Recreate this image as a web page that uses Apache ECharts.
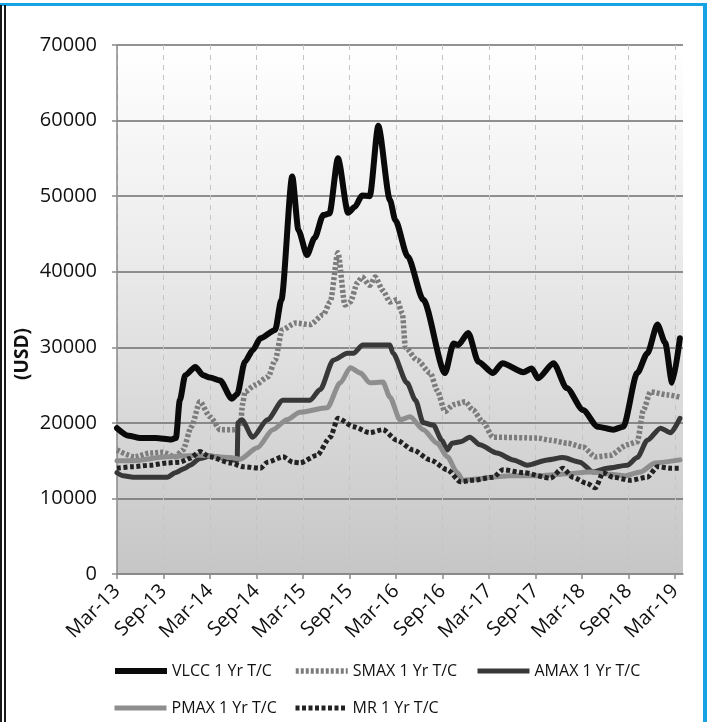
<!DOCTYPE html>
<html>
<head>
<meta charset="utf-8">
<script src="https://cdn.jsdelivr.net/npm/echarts@6/dist/echarts.min.js"></script>
<style>
  html, body { margin: 0; padding: 0; background: #ffffff; }
  #wrap { position: relative; width: 713px; height: 722px; overflow: hidden; }
  #chart { position: absolute; left: 0; top: 0; width: 713px; height: 722px; }
  .bTop { position: absolute; left: 0; top: 3px; width: 707px; height: 3px; background: #17a2e6; }
  .bRight { position: absolute; left: 703px; top: 3px; width: 4px; height: 719px; background: #17a2e6; }
  .bLeft { position: absolute; left: 0; top: 5px; width: 0; height: 717px; border-left: 6px double #1a1a1a; }
</style>
</head>
<body>
<div id="wrap">
  <div id="chart"></div>
  <div class="bTop"></div>
  <div class="bRight"></div>
  <div class="bLeft"></div>
</div>
<script>
// Month index 0 = Mar-13 ; axis runs to Apr-19 (73)
const tickLabels = ['Mar-13','Sep-13','Mar-14','Sep-14','Mar-15','Sep-15','Mar-16','Sep-16','Mar-17','Sep-17','Mar-18','Sep-18','Mar-19'];
const tickMonths = [0,6,12,18,24,30,36,42,48,54,60,66,72];
const seriesNames = ['VLCC 1 Yr T/C','SMAX 1 Yr T/C','AMAX 1 Yr T/C','PMAX 1 Yr T/C','MR 1 Yr T/C'];

const vlcc = [[0,19300],[1.5,18300],[3,18000],[5,18000],[7,17800],[7.6,18000],[8.1,23000],[8.8,26300],[10.1,27400],[11.1,26300],[12,26000],[13.3,25600],[14.8,23200],[15.5,23800],[16.5,28100],[17.5,29600],[18.5,31200],[20.4,32300],[21.2,36300],[22.6,52600],[23.4,45500],[24.5,42200],[25.5,44500],[26.6,47500],[27.4,47700],[28.5,55000],[29.8,47800],[30.7,48600],[31.6,50100],[32.6,50000],[33.7,59300],[35.2,49500],[35.9,46800],[37.5,42000],[39.5,36300],[42.3,26600],[43.4,30500],[44,30300],[45.3,31900],[46.6,28100],[48.5,26600],[49.7,27900],[52.4,26700],[53.5,27200],[54.3,25900],[56.3,27900],[58,24600],[60.1,21700],[62,19500],[64,19100],[65.3,19500],[67.1,26600],[68.4,29200],[69.7,33000],[70.7,30600],[71.6,25300],[72.6,31200]];

const smax = [[0,16400],[2.3,15500],[4.3,16000],[5.9,16100],[7.5,15500],[8.5,16400],[9.6,19500],[10.7,22800],[12,20800],[13.3,19100],[15.2,19100],[15.9,19500],[16.2,22500],[16.5,24100],[17.8,25000],[19.5,26100],[20.4,28300],[21.3,32300],[23,33200],[24.9,33000],[26.6,34300],[27.5,36000],[28.5,42500],[29.4,35600],[30.1,36000],[31,38500],[31.6,39300],[32.6,38200],[33.3,39300],[34.3,37500],[35.2,36000],[36.1,36300],[36.8,34500],[37.2,30000],[38.7,28300],[40.4,26600],[41.3,24300],[42.3,21500],[43.4,22400],[44.9,22800],[45.9,21700],[47.2,20100],[48.5,18100],[54.2,18000],[55.9,17700],[58.1,17300],[60.1,16800],[61.7,15500],[63.6,15700],[65.8,17100],[67.1,17500],[67.9,21700],[68.8,24100],[71,23700],[72.6,23400]];

const amax = [[0,13400],[0.8,13000],[2.1,12800],[6.5,12800],[7.5,13400],[8.8,14000],[9.4,14400],[10.7,15300],[12,15600],[14.6,15200],[15.5,15000],[15.6,20000],[16.1,20400],[17.5,18100],[19.4,20400],[21.4,23000],[24.9,23000],[26.2,24400],[27.9,28300],[29.7,29200],[30.5,29200],[31.7,30300],[34.3,30300],[35.2,30300],[35.6,29200],[37.4,25300],[38.5,23000],[39.5,20000],[40.8,19700],[41.9,17700],[42.6,16400],[43.2,17300],[44.3,17500],[45.5,18100],[46.8,17100],[49,16000],[51.1,15100],[52.9,14400],[55.5,15100],[57.5,15400],[59.7,14800],[61.4,13500],[63.2,14000],[65.8,14400],[67.1,15400],[68.4,17700],[70.1,19300],[71.4,18700],[72.6,20600]];

const pmax = [[0,15000],[2.1,15000],[6.5,15500],[10.7,15700],[14.6,15400],[15.9,15200],[18.1,16700],[20.1,19100],[21.9,20400],[23.6,21400],[27.1,22000],[28.8,25300],[30.1,27300],[31.4,26600],[32.6,25300],[34.3,25400],[35.2,23400],[36.5,20400],[37.8,20800],[39.5,19100],[41.3,17300],[42.6,15500],[43.9,13400],[44.6,12400],[46.8,12600],[48.1,12800],[50.7,13000],[54.6,13000],[57.2,13200],[61,13500],[63.6,13200],[65.5,13000],[67.5,13500],[69.4,14700],[72.6,15100]];

const mr = [[0,14000],[2.1,14200],[4.3,14400],[6.5,14700],[8.1,14800],[9.4,15300],[10.7,16200],[12,15500],[14.6,14700],[16.3,14200],[18.5,14000],[19.4,14800],[21.4,15500],[22.7,14800],[23.6,14700],[25.8,15700],[27.5,18100],[28.5,20600],[30.5,19500],[32.6,18700],[34.3,19100],[36.1,17700],[38.2,16400],[40.4,15100],[42.6,13800],[44.3,12200],[45.9,12400],[48.5,12800],[49.8,13800],[52.4,13400],[55.9,12700],[57.5,14000],[58.8,12800],[60.6,12000],[61.7,11400],[62.7,13400],[64,12800],[66.2,12400],[68.4,12800],[69.7,14200],[71.4,14000],[72.6,14000]];

const FONT = '"Open Sans", "Liberation Sans", sans-serif';
const chart = echarts.init(document.getElementById('chart'), null, { renderer: 'canvas' });

const styles = [
  { color: '#0a0a0a', width: 6, type: 'solid', z: 10 },
  { color: '#7c7c7c', width: 5.5, type: [3, 2], z: 6 },
  { color: '#383838', width: 5, type: 'solid', z: 7 },
  { color: '#8e8e8e', width: 5, type: 'solid', z: 8 },
  { color: '#222222', width: 5, type: [4, 2.5], z: 9 }
];

function mkLegend(i, left, top) {
  const s = styles[i];
  return {
    data: [seriesNames[i]], left: left, top: top, padding: 0, itemWidth: 52, itemHeight: 12, itemGap: 0,
    itemStyle: { opacity: 0 },
    lineStyle: { width: s.width, color: s.color, type: s.type, cap: 'butt' },
    textStyle: { fontFamily: FONT, fontSize: 16, color: '#111' }, selectedMode: false
  };
}
function mkSeries(i, data) {
  const s = styles[i];
  return {
    name: seriesNames[i], type: 'line', data: data, symbol: 'none', smooth: 0.25, smoothMonotone: 'x', z: s.z,
    lineStyle: { color: s.color, width: s.width, type: s.type, cap: s.type === 'solid' ? 'round' : 'butt', join: 'round' },
    itemStyle: { color: s.color }, animation: false
  };
}

chart.setOption({
  animation: false,
  backgroundColor: 'transparent',
  grid: {
    left: 117, right: 30, top: 45, bottom: 148, show: true, borderWidth: 0,
    backgroundColor: { type: 'linear', x: 0, y: 0, x2: 0, y2: 1,
      colorStops: [{ offset: 0, color: '#ffffff' }, { offset: 0.35, color: '#eeeeee' }, { offset: 1, color: '#c6c6c6' }] }
  },
  xAxis: {
    type: 'value', min: 0, max: 73, interval: 6,
    axisLine: { show: true, lineStyle: { color: '#8a8a8a', width: 1.5 } },
    axisTick: { show: true, length: 5, customValues: tickMonths, lineStyle: { color: '#8a8a8a', width: 1.5 } },
    axisLabel: {
      customValues: tickMonths, rotate: 45, margin: 14, fontFamily: FONT, fontSize: 20, color: '#111',
      formatter: function (v) { const i = tickMonths.indexOf(Math.round(v)); return i >= 0 ? tickLabels[i] : ''; }
    },
    splitLine: { show: true, lineStyle: { color: '#c4c4c4', width: 1, type: [5, 5] } }
  },
  yAxis: {
    type: 'value', min: 0, max: 70000, interval: 10000,
    axisLine: { show: true, lineStyle: { color: '#8a8a8a', width: 1.5 } },
    axisTick: { show: true, length: 5, inside: false, lineStyle: { color: '#8a8a8a', width: 1.5 } },
    axisLabel: { margin: 20, fontFamily: FONT, fontSize: 20, color: '#111', formatter: function (v) { return String(v); } },
    splitLine: { show: true, lineStyle: { color: '#6e6e6e', width: 1.5 } }
  },
  legend: [
    mkLegend(0, 112, 663),
    mkLegend(1, 293, 663),
    mkLegend(2, 475, 663),
    mkLegend(3, 112, 700),
    mkLegend(4, 293, 700)
  ],
  graphic: [{
    type: 'text', x: 23, y: 354, rotation: Math.PI / 2,
    style: { text: '(USD)', fontFamily: FONT, fontSize: 19, fontWeight: 'bold', fill: '#111', align: 'center', verticalAlign: 'middle' }
  }],
  series: [
    mkSeries(0, vlcc),
    mkSeries(1, smax),
    mkSeries(2, amax),
    mkSeries(3, pmax),
    mkSeries(4, mr)
  ]
});
</script>
</body>
</html>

▶ _REQUIRED WORK_
Pictures are excluded: retype only the lines from the beginning of the listing above through the line with "const seriesNames = ['VLCC", both included.

▶ _REPLY TO THE TASK_
Recreate this image as a web page that uses Apache ECharts.
<!DOCTYPE html>
<html>
<head>
<meta charset="utf-8">
<script src="https://cdn.jsdelivr.net/npm/echarts@6/dist/echarts.min.js"></script>
<style>
  html, body { margin: 0; padding: 0; background: #ffffff; }
  #wrap { position: relative; width: 713px; height: 722px; overflow: hidden; }
  #chart { position: absolute; left: 0; top: 0; width: 713px; height: 722px; }
  .bTop { position: absolute; left: 0; top: 3px; width: 707px; height: 3px; background: #17a2e6; }
  .bRight { position: absolute; left: 703px; top: 3px; width: 4px; height: 719px; background: #17a2e6; }
  .bLeft { position: absolute; left: 0; top: 5px; width: 0; height: 717px; border-left: 6px double #1a1a1a; }
</style>
</head>
<body>
<div id="wrap">
  <div id="chart"></div>
  <div class="bTop"></div>
  <div class="bRight"></div>
  <div class="bLeft"></div>
</div>
<script>
// Month index 0 = Mar-13 ; axis runs to Apr-19 (73)
const tickLabels = ['Mar-13','Sep-13','Mar-14','Sep-14','Mar-15','Sep-15','Mar-16','Sep-16','Mar-17','Sep-17','Mar-18','Sep-18','Mar-19'];
const tickMonths = [0,6,12,18,24,30,36,42,48,54,60,66,72];
const seriesNames = ['VLCC 1 Yr T/C','SMAX 1 Yr T/C','AMAX 1 Yr T/C','PMAX 1 Yr T/C','MR 1 Yr T/C'];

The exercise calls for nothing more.